James Joyce loved food. Nora Barnacle was a good cook and, like Joyce, loved plain traditional Irish fare: bacon and cabbage, chased by lashings of hot tea; cakes and puddings were her delight. But in the town of Pola, Nora had no stove, and had to cook their food at a near-by inn. In the nomadic existence of their 37 years together she never stopped longing for a proper home with a proper kitchen.

Food laden table

Joyce and Nora led a peripatetic existence. In their first two weeks in Trieste they moved four times. Throughout their lives they seemed to be in the habit of occupying bad flats at good addresses in the cities of Trieste, and Pola, Rome, Zurich and Paris.
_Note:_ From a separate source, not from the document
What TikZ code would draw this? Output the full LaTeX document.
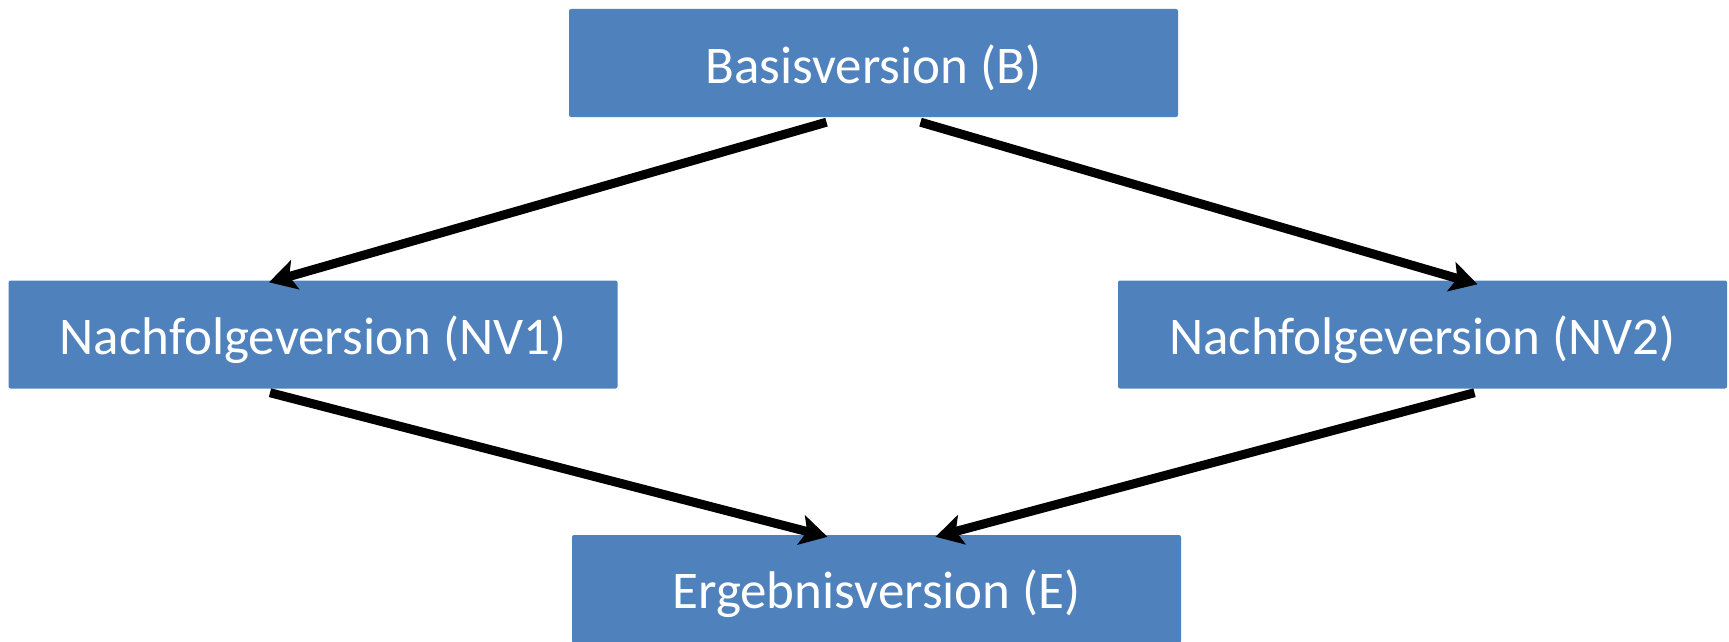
\documentclass[tikz,border=0pt]{standalone}
\usepackage{fontspec}
\setmainfont{Carlito}
\usetikzlibrary{arrows.meta}
\definecolor{boxblue}{HTML}{4F81BD}
\newcommand{\lowtext}[1]{\raisebox{-5pt}[\height][\depth]{#1}}
\begin{document}
\begin{tikzpicture}[x=1pt,y=-1pt,
  vbox/.style={fill=boxblue, rounded corners=2pt, minimum width=609pt, minimum height=108pt, inner sep=0pt, text=white, font=\fontsize{53}{58}\selectfont},
  conn/.style={line width=9pt, -{Stealth[length=27pt,width=30pt,inset=6pt]}, black}]
\useasboundingbox (0,0) rectangle (1729,642);
\node[vbox] (B) at (873.5,63) {\lowtext{Basisversion (B)}};
\node[vbox] (NV1) at (313,334.5) {\lowtext{Nachfolgeversion (NV1)}};
\node[vbox] (NV2) at (1422.5,334.5) {\lowtext{Nachfolgeversion (NV2)}};
\node[vbox] (E) at (876.5,589) {\lowtext{Ergebnisversion (E)}};
\coordinate (b1) at ([xshift=-47pt,yshift=-5pt]B.south);
\coordinate (b2) at ([xshift=47pt,yshift=-5pt]B.south);
\coordinate (n1t) at ([xshift=-44pt,yshift=-2pt]NV1.north);
\coordinate (n2t) at ([xshift=55pt,yshift=-4pt]NV2.north);
\coordinate (n1b) at ([xshift=-43pt,yshift=-4pt]NV1.south);
\coordinate (n2b) at ([xshift=52pt,yshift=-4pt]NV2.south);
\coordinate (e1) at ([xshift=-49pt,yshift=-2pt]E.north);
\coordinate (e2) at ([xshift=59pt,yshift=-2pt]E.north);
\draw[conn] (b1) -- (n1t);
\draw[conn] (b2) -- (n2t);
\draw[conn] (n1b) -- (e1);
\draw[conn] (n2b) -- (e2);
\end{tikzpicture}
\end{document}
In their early years together they were continuously in a state of financial chaos, and they were often starving.

At Christmas 1906 they were completely broke, and resigned to unadorned pasta for dinner. This upset Nora very much. The previous year she had had enough money to search around the food shops for sufficient ingredients for four Christmas puddings. This Christmas, however, they were hungry. Joyce was writing The Dead, the last, and longest story in Dubliners; regarded by many as the finest short story in the English language.

It is a wonderful story full of tenderness and passion, and disappointed love. Joyce draws on Nora’s teenage romances for inspiration. The story revolves round the generous Christmas dance and dinner given by the spinster aunts, the Misses Morkan. I have no doubt but that Joyce’s wonderful and rich description of the food laden table was influenced by his rather sad and empty table that he shared with Nora that Christmas. He wrote:

‘A fat brown goose lay at one end of the table, and at the other end, on a a bed of creased paper strewn with sprigs of parsley, lay a great ham, stripped of its outer skin and peppered over with crust crumb, a neat paper frill round its shin, and beside this was a round spiced beef. Between these rival ends ran parallel lines of side-dishes: two little minsters of jelly, red and yellow; a shallow dish full of blocks of blancmange and red jam, a large green leaf-shaped dish with a stalk-shaped handle, on which lay bunches of purple raisins and peeled almonds, a companion dish on which lay a solid rectangle of Smyrna figs, a dish of custard topped with grated nutmeg, a small bowl full of chocolates and sweets wrapped in gold and silver papers and a glass vase in which stood some very tall celery stalks. In the centre of the table there stood, as sentries to a fruit-stand which upheld a pyramid of oranges and American apples, two squat old-fashioned decanters of cut glass, one containing port and the other dark sherry.’

Next week: Paris, more food, and the lady says ‘Yes’

NOTES: After leaving Ireland Joyce and Nora went to Pola and Trieste (at that time in Austria-Hungary ), where he earned a precarious living teaching English. He never doubted his destiny as a great writer, but lack of money made life difficult until relief came from the Royal Literary Fund, then from Mrs McCormick, and most generously of all, from Harriet Weaver.

His collection of superbly crafted short stories, Dubliners, was published in 1914. The Portrait of the Artist as a Young Man was published in the United States in 1916; while Sylvia Beach, owner of the bookshop Shakespeare and Company, published Joyce’s masterpiece Ulysses in Paris in 1922.

This week and next, I am leaning unashamedly on an excellent book, An Irish Literary Cookbook, by Veronica Jane O’Meara and Fionnuala O’Reilly, published by Town House in 1991, now alas out of print.